Koştura koştura rıhtıma inip Starbucks'ın nefretlik kalabalığında 3 kat çıkıp grafiker kızla buluştum.
Kahve içmeye değil oturmaya dahi vaktim yoktu ama karton kartelasına bakıp kartvizit ve kutu tasarımı detaylarını konuşmayı başardım 10 dakikada.
Starbucks'tan Karaköy vapuruna 2 dakikada yetişmem olanaksız olduğundan 15:00 vapurunu kaçırdık ve mecbur 15:15 Beşiktaş'ı aldık.
Film festivalinden Yallah! Underground filmine biletimiz vardı, 16:00 seansına.
Demek 45 dakikada Kadıköy'den Fitaş'a yetişiliyormuş, üstelik tuvalete girme payı da dahil.
Sonunda terlemiş ve ayaklarım ağrıyarak ama kırmızı eteğim ve topuklu çizmelerimle gereksiz bir şıklık halinde sinema koltuğunda gevşedim.
Unutmayacağım ve arada dönüp dönüp izleyeceğim filmlerden biri oldu bu, Crossing the Bridge gibi.
 Mısır'da ailelerinden ayrı eve çıkan müzisyen genç kızların istedikleri gibi görünme, kendilerini ifade etme hevesi bana çok tanıdık geldi. Yine de mutlular, diye düşündüm.
"General Süleyman" şarkısı dilimden düşmedi iki gün... Lübnanlı Zeid Hamdan bunun için ulusal güvenliğe tehdit oluşturduğu iddiasıyla tutuklanmıştı.
 Tahrir meydanında toplanan insanların ağzında umut şarkıları vardı; aslında yumruklarını havaya kaldırırken ne hissettiklerini biliyoruz biz de-malum buralarda da devrim göz kırptı...
Filistin'de zeytin ağaçları ve denize gün batımını resmeden eşsiz manzaranın önünde örülmüş duvarın üzerinde oturup gitarını çalan adamı çok sevdim. Tanıyorum sanki onu.
Bütün bu güzel adamlarla tanışmak istiyorum bir gün; Ortadoğu denilen kadim ama bugün ürkütücü Arap coğrafyasının arka sokaklarında yeşeren underground klüplere girip çıkmak, en otantik müziği burada dinlemek, en tatlı sohbeti buradakilerle etmek istiyorum. Avrupa'nın kibirle göz ardı edeceği, Amerikanın zaten anlayamayacağı derinlikte insanlarla bir arada olmak, onlardan çok şey öğrenmek ve ne kadar benzediğimizi keşfetmek istiyorum. Renklerimiz, seslerimiz, tatlarımız ve kokularımız öyle iç içe geçmiş ki kendimi tam da buraya ait hissediyorum...
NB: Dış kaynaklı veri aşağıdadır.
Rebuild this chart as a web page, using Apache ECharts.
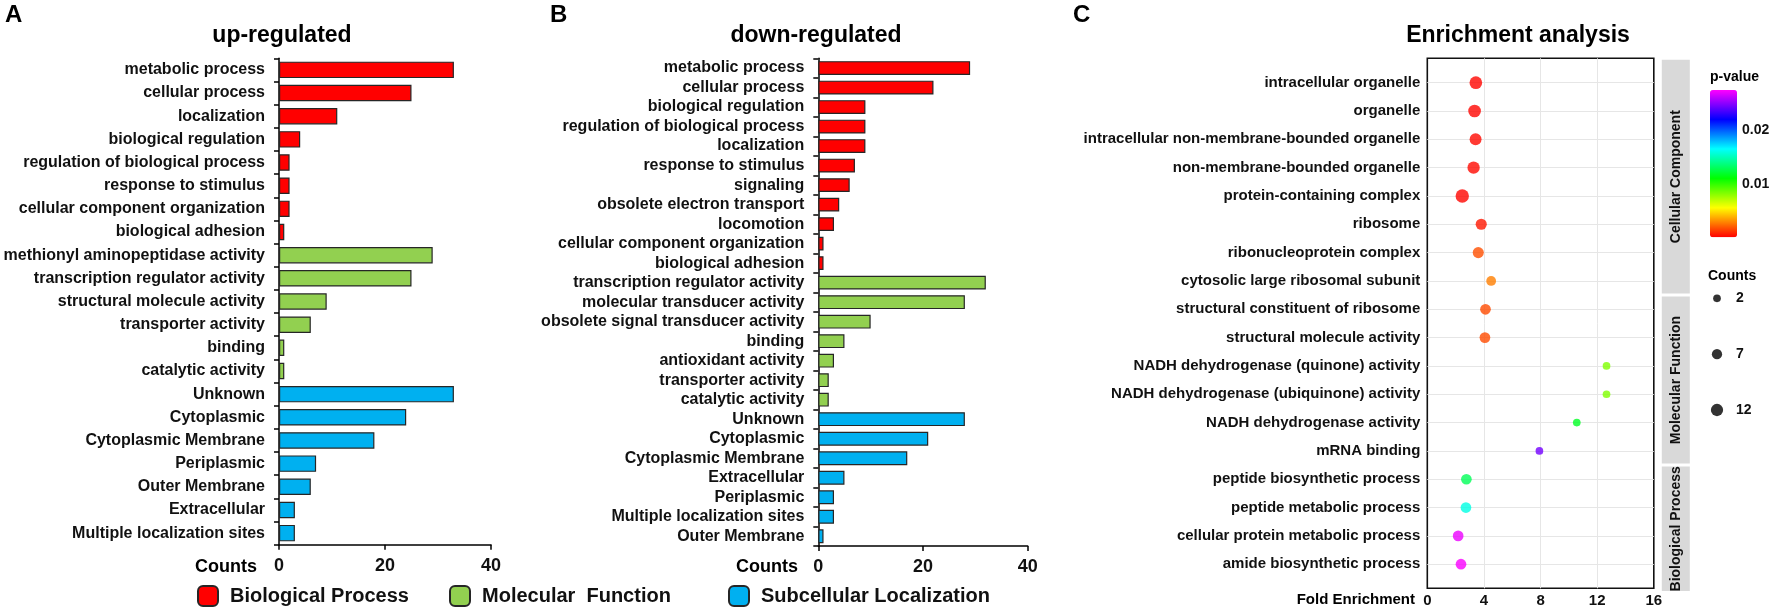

Bana bu insanlarla gel Dünya!

2431

(19 ŞUBAT CUMA)

Son zamanlarda daha bir hakkını veriyorum sanki yaşamın, haftalarımı dibine kadar dolduruyorum da hafta sonlarımı daha bir hak ediyor gibi hissediyorum.
O zaman
Bu akşamüstü hazırlanıp çıktım, esnaf kimliğimi dünde bırakarak fönlü saçlarım ve deri eteğimle karşıya geçtim. Akşam tiyatro biletimiz vardı Muhsin Ertuğrul'da, bir klasik güldürü Şekerpare'ye...
Elbette Şener Şen ve İlyas Salman'dan yıllardır defalarca seyrettiğimiz ve her seferinde gene güldüğümüz bir hikayeyi bu kez sahnede izlemek farklı bir tat verdi. Oyun metni aslında epey eğlenceli ve zengin karakterler barındırıyor; 19.yy döneminin farklı kökenlere mensup tipleri arasında geçen ve günümüze pek benzeyen bir öyküyü anlatıyor.
Haraç kesen güvenlik görevlileri, zenginlere çifte standart uygulamalar, namuslu geçinen rüşvetçi ve çıkarcı insanlar... 
İstanbul siluetini deforme şekilde metalden resmeden dekor belki de oyunun en sevdiğim detayı oldu, şehnaz longadan nihavend longaya uzanan şarkıları zaten keyifli. Yer yer modern operaya kayan kısımlarından pek hazzetmedim ama.
Biraz fazla uzatılmış geldi bana, Brechtyen tarzda abartılı esprileri ve gerçeklikten koparan doğaçlama aralarını çok sevemedim açıkçası. Hemen her oyunda en ufak bir bel altı imaya ve argoya kahkaha patlatan seyirci burada da mevcuttu. 
Başroldeki Ziver ile Cumali beni tatmin eden performanslarla sahnelendiği için genel olarak memnun kaldım, yalnız oyunun izlenebilmesi için biraz insani koşullar da gerek. O kadar sıcaktı ki 3 saatlik oyunda fenalık geçirdik.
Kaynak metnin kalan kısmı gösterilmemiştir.